Reports over the weekend claim Professor Warren went to the Hill (as in Capitol Hill) to find the votes she needed for her nomination to be the first head of the Consumer Finance Protection Board ("CFPB"). She came up well short of the mark. Wall Street fears her more than inflation and will easily have the votes to block her nomination from ever reaching the Senate floor for a vote. (Sad, but the subject of another story.)
So now speculation begins on her “replacement”. Reports over the past week claim the White House has discussed—or has in fact offered—the position to the following government officials: former Michigan Governor Jennifer Granholm, Illinois Attorney General Lisa Madigan, Massachussetts Attorney General Martha Coakley, Chairwoman of the FDIC Sheila Bair and Federal Reserve Governor Sarah Raskin. Notice anything? Hmmm. Yep. They are all women. To be fair, I left out a few names but there is no doubt the short list is dominated by women.
The interesting question is why? A few attempts at an answer:
First try. For all intents and purposes a woman heads the CFPB now, and so in the strange ways of Washington a woman must be her replacement. Think Supreme Court. When Sandra Day O’Connor retired, her “replacement” from the beginning was presumptively going to be a woman. And so began the ill-fated effort to confirm Harriet Miers. Why Harriet Miers? Well she was no Sandra Day O’Connor, but she was a woman.
Second try. Although in its infancy—heck it’s not even out of the womb—the CFPB will be known as an agency suitable for a woman to hold the reigns. Yes, it is the most important new government agency since the Securities and Exchange Commission’s birth in the wake of the stock market’s crash of 1929 and the Great Depression. But by design, or implicit discrimination, this one can be handled by a “lady”. It’s not Treasury or Defense, neither or which has ever been led by a woman. Those positions are reserved for those macho men who understand high finance and bombs and tanks. (I know little Tim Geithner is no Anderson Silva but you get the picture). It’s on par instead with HHS and Education, where women seem to be slotted regularly in both Democratic and Republican Administrations (Kathleen Sebelius (Obama), Margaret Spellings (Bush), Donna Shalala (Clinton)… you get the point).

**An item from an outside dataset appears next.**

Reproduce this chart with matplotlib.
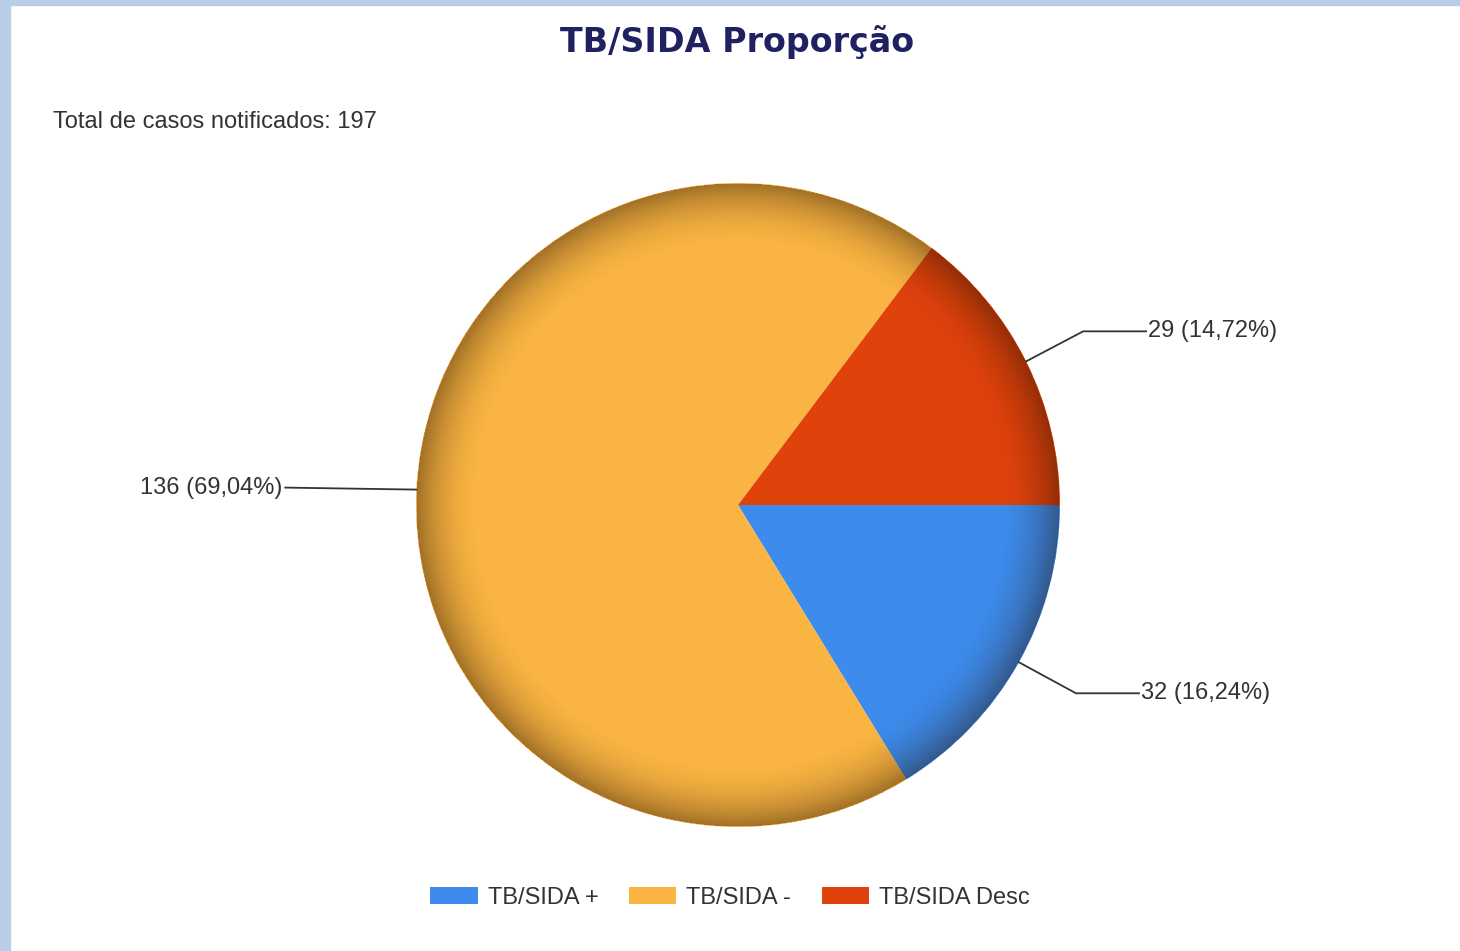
import numpy as np
import matplotlib
matplotlib.use("Agg")
import matplotlib.pyplot as plt
from matplotlib.patches import Rectangle, Circle, Patch

# Data
categories = ["TB/SIDA +", "TB/SIDA -", "TB/SIDA Desc"]
counts = [32, 136, 29]
pct_labels = ["16,24%", "69,04%", "14,72%"]
colors = ["#3d8bec", "#f9b442", "#e0420c"]
title = "TB/SIDA Proporção"
subtitle = "Total de casos notificados: 197"

W, H = 1460, 951
fig = plt.figure(figsize=(W / 100, H / 100), dpi=100)
fig.patch.set_facecolor("white")
ax = fig.add_axes([0, 0, 1, 1])

# page frame
border = "#b8cde6"
ax.add_patch(Rectangle((0, 0), 10, H, color=border, zorder=0))
ax.add_patch(Rectangle((0, H - 5), W, 5, color=border, zorder=0))

cx, cy, R = 738, 446, 322
wedges, _ = ax.pie(counts, colors=colors, startangle=0, counterclock=False,
                   center=(cx, cy), radius=R, frame=True,
                   wedgeprops=dict(linewidth=0))
ax.set_xlim(0, W)
ax.set_ylim(0, H)
ax.set_aspect("equal")
ax.axis("off")

# radial shading to imitate the beveled look
n = 700
xs = np.linspace(cx - R, cx + R, n)
ys = np.linspace(cy - R, cy + R, n)
X, Y = np.meshgrid(xs, ys)
r = np.sqrt((X - cx) ** 2 + (Y - cy) ** 2) / R
alpha = np.clip((r - 0.80) / 0.20, 0, 1) ** 2.0 * 0.42
alpha[r > 1] = 0
img = np.zeros((n, n, 4))
img[..., 0] = 0.15
img[..., 1] = 0.07
img[..., 3] = alpha
circ = Circle((cx, cy), R, transform=ax.transData, facecolor="none", edgecolor="none")
ax.add_patch(circ)
im = ax.imshow(img, extent=(cx - R, cx + R, cy - R, cy + R), origin="lower",
               zorder=5, interpolation="bilinear")
im.set_clip_path(circ)
ax.set_xlim(0, W)
ax.set_ylim(0, H)

# labels with leader lines
label_font = dict(family=["Liberation Sans", "DejaVu Sans"], fontsize=17, color="#333333")
for w, c, p in zip(wedges, counts, pct_labels):
    ang = np.deg2rad((w.theta1 + w.theta2) / 2)
    x0, y0 = cx + R * np.cos(ang), cy + R * np.sin(ang)
    txt = f"{c} ({p})"
    if np.cos(ang) > 0:
        x1, y1 = x0 + 57, y0 + (30 if np.sin(ang) > 0 else -31)
        x2 = x1 + 63
        ax.plot([x0, x1, x2], [y0, y1, y1], color="#333333", lw=1.3, zorder=6)
        ax.text(x2 + 2, y1, txt, ha="left", va="center", **label_font)
    else:
        x2 = x0 - 131
        ax.plot([x0, x2], [y0, y0 + 2], color="#333333", lw=1.3, zorder=6)
        ax.text(x2 - 3, y0 + 2, txt, ha="right", va="center", **label_font)

# title & subtitle
ax.text(737, 951 - 42, title, ha="center", va="center", fontsize=24,
        fontweight="bold", color="#1f2160", family=["DejaVu Sans"])
ax.text(53, 951 - 122, subtitle, ha="left", va="center", **label_font)

# legend
handles = [Patch(facecolor=col, edgecolor="none") for col in colors]
leg = fig.legend(handles, categories, loc="center", bbox_to_anchor=(730 / W, 1 - 898 / H),
                 ncol=3, frameon=False, handlelength=2.0, handleheight=0.7,
                 handletextpad=0.42, columnspacing=1.3,
                 prop=dict(family="Liberation Sans", size=17))
for t in leg.get_texts():
    t.set_color("#333333")

fig.savefig("out.png", dpi=100, facecolor="white")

Protecting consumers—what a quaint notion. Sort of like baking cookies and balancing the family check book. This implicit relegation to second-tier status must be nipped in the bud. Whether a man or more likely a woman “replaces” Elizabeth Warren, the attitude must be there is a new sheriff in town (think Javier Bardem and No Country for Old Men) and those macho men like Jamie Dimon, Brian Moynihan and Lloyd Blankfein better take notice.